## Begin DATASET SECTION
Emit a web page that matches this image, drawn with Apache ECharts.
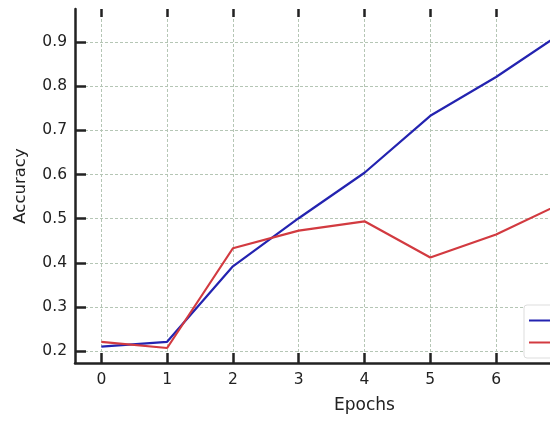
<!DOCTYPE html>
<html>
<head>
<meta charset="utf-8">
<script src="https://cdn.jsdelivr.net/npm/echarts@6/dist/echarts.min.js"></script>
<style>html,body{margin:0;padding:0;background:#fff;}#c{width:550px;height:421px;}</style>
</head>
<body>
<div id="c"></div>
<script>
const epochs = [0, 1, 2, 3, 4, 5, 6, 7];
const trainAcc = [0.21, 0.221, 0.392, 0.501, 0.604, 0.733, 0.821, 0.921];
const valAcc = [0.221, 0.207, 0.433, 0.473, 0.494, 0.412, 0.464, 0.535];
const xTicks = [0, 1, 2, 3, 4, 5, 6, 7, 8];
const yTicks = [0.2, 0.3, 0.4, 0.5, 0.6, 0.7, 0.8, 0.9];
const seriesNames = ['Training Accuracy', 'Validation Accuracy'];

const chart = echarts.init(document.getElementById('c'), null, {renderer: 'canvas'});
const font = 'DejaVu Sans';
const gridLine = {show: true, lineStyle: {color: '#b5c6b5', type: [3, 2], width: 1}};
chart.setOption({
  animation: false,
  backgroundColor: '#fff',
  grid: {left: 75, top: 9, width: 579, height: 354, outerBoundsMode: 'none', containLabel: false},
  legend: {
    orient: 'vertical', left: 524, top: 305,
    padding: [7, 5], itemGap: 5, itemWidth: 30, itemHeight: 2, icon: 'rect',
    borderColor: '#dddddd', borderWidth: 1, borderRadius: 3, backgroundColor: '#fff',
    textStyle: {fontFamily: font, fontSize: 14, color: '#222', lineHeight: 17},
    data: seriesNames
  },
  xAxis: [{
    type: 'value', min: -0.4, max: 8.4, position: 'bottom',
    name: 'Epochs', nameLocation: 'middle', nameGap: 34,
    nameTextStyle: {fontFamily: font, fontSize: 17, color: '#222'},
    axisLine: {show: true, onZero: false, lineStyle: {color: '#222', width: 2.5}},
    axisTick: {show: true, inside: true, length: 10, customValues: xTicks, lineStyle: {color: '#222', width: 2.5}},
    axisLabel: {customValues: xTicks, fontFamily: font, fontSize: 15.5, color: '#222', margin: 9},
    splitLine: gridLine
  }, {
    type: 'value', min: -0.4, max: 8.4, position: 'top',
    axisLine: {show: false},
    axisTick: {show: true, inside: true, length: 8, customValues: xTicks, lineStyle: {color: '#222', width: 2.5}},
    axisLabel: {show: false},
    splitLine: {show: false}
  }],
  yAxis: {
    type: 'value', min: 0.173, max: 0.975,
    name: 'Accuracy', nameLocation: 'middle', nameGap: 46, nameRotate: 90,
    nameTextStyle: {fontFamily: font, fontSize: 16.5, color: '#222'},
    axisLine: {show: true, onZero: false, lineStyle: {color: '#222', width: 2.5}},
    axisTick: {show: true, inside: true, length: 11, customValues: yTicks, lineStyle: {color: '#222', width: 2.5}},
    axisLabel: {customValues: yTicks, fontFamily: font, fontSize: 15.5, color: '#222', margin: 8,
      formatter: v => v.toFixed(1)},
    splitLine: gridLine
  },
  series: [{
    name: seriesNames[0], type: 'line', symbol: 'none', clip: true,
    data: epochs.map((e, i) => [e, trainAcc[i]]),
    lineStyle: {color: '#2323b0', width: 2.2}, itemStyle: {color: '#2323b0'}
  }, {
    name: seriesNames[1], type: 'line', symbol: 'none', clip: true,
    data: epochs.map((e, i) => [e, valAcc[i]]),
    lineStyle: {color: '#d23a40', width: 2.2}, itemStyle: {color: '#d23a40'}
  }]
});
</script>
</body>
</html>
## End DATASET SECTION
◆ **SET EXERCISE**: Without including any pictures, print all of the material exactly as given.

◆ **CORRECT OUTPUT**:
Emit a web page that matches this image, drawn with Apache ECharts.
<!DOCTYPE html>
<html>
<head>
<meta charset="utf-8">
<script src="https://cdn.jsdelivr.net/npm/echarts@6/dist/echarts.min.js"></script>
<style>html,body{margin:0;padding:0;background:#fff;}#c{width:550px;height:421px;}</style>
</head>
<body>
<div id="c"></div>
<script>
const epochs = [0, 1, 2, 3, 4, 5, 6, 7];
const trainAcc = [0.21, 0.221, 0.392, 0.501, 0.604, 0.733, 0.821, 0.921];
const valAcc = [0.221, 0.207, 0.433, 0.473, 0.494, 0.412, 0.464, 0.535];
const xTicks = [0, 1, 2, 3, 4, 5, 6, 7, 8];
const yTicks = [0.2, 0.3, 0.4, 0.5, 0.6, 0.7, 0.8, 0.9];
const seriesNames = ['Training Accuracy', 'Validation Accuracy'];

const chart = echarts.init(document.getElementById('c'), null, {renderer: 'canvas'});
const font = 'DejaVu Sans';
const gridLine = {show: true, lineStyle: {color: '#b5c6b5', type: [3, 2], width: 1}};
chart.setOption({
  animation: false,
  backgroundColor: '#fff',
  grid: {left: 75, top: 9, width: 579, height: 354, outerBoundsMode: 'none', containLabel: false},
  legend: {
    orient: 'vertical', left: 524, top: 305,
    padding: [7, 5], itemGap: 5, itemWidth: 30, itemHeight: 2, icon: 'rect',
    borderColor: '#dddddd', borderWidth: 1, borderRadius: 3, backgroundColor: '#fff',
    textStyle: {fontFamily: font, fontSize: 14, color: '#222', lineHeight: 17},
    data: seriesNames
  },
  xAxis: [{
    type: 'value', min: -0.4, max: 8.4, position: 'bottom',
    name: 'Epochs', nameLocation: 'middle', nameGap: 34,
    nameTextStyle: {fontFamily: font, fontSize: 17, color: '#222'},
    axisLine: {show: true, onZero: false, lineStyle: {color: '#222', width: 2.5}},
    axisTick: {show: true, inside: true, length: 10, customValues: xTicks, lineStyle: {color: '#222', width: 2.5}},
    axisLabel: {customValues: xTicks, fontFamily: font, fontSize: 15.5, color: '#222', margin: 9},
    splitLine: gridLine
  }, {
    type: 'value', min: -0.4, max: 8.4, position: 'top',
    axisLine: {show: false},
    axisTick: {show: true, inside: true, length: 8, customValues: xTicks, lineStyle: {color: '#222', width: 2.5}},
    axisLabel: {show: false},
    splitLine: {show: false}
  }],
  yAxis: {
    type: 'value', min: 0.173, max: 0.975,
    name: 'Accuracy', nameLocation: 'middle', nameGap: 46, nameRotate: 90,
    nameTextStyle: {fontFamily: font, fontSize: 16.5, color: '#222'},
    axisLine: {show: true, onZero: false, lineStyle: {color: '#222', width: 2.5}},
    axisTick: {show: true, inside: true, length: 11, customValues: yTicks, lineStyle: {color: '#222', width: 2.5}},
    axisLabel: {customValues: yTicks, fontFamily: font, fontSize: 15.5, color: '#222', margin: 8,
      formatter: v => v.toFixed(1)},
    splitLine: gridLine
  },
  series: [{
    name: seriesNames[0], type: 'line', symbol: 'none', clip: true,
    data: epochs.map((e, i) => [e, trainAcc[i]]),
    lineStyle: {color: '#2323b0', width: 2.2}, itemStyle: {color: '#2323b0'}
  }, {
    name: seriesNames[1], type: 'line', symbol: 'none', clip: true,
    data: epochs.map((e, i) => [e, valAcc[i]]),
    lineStyle: {color: '#d23a40', width: 2.2}, itemStyle: {color: '#d23a40'}
  }]
});
</script>
</body>
</html>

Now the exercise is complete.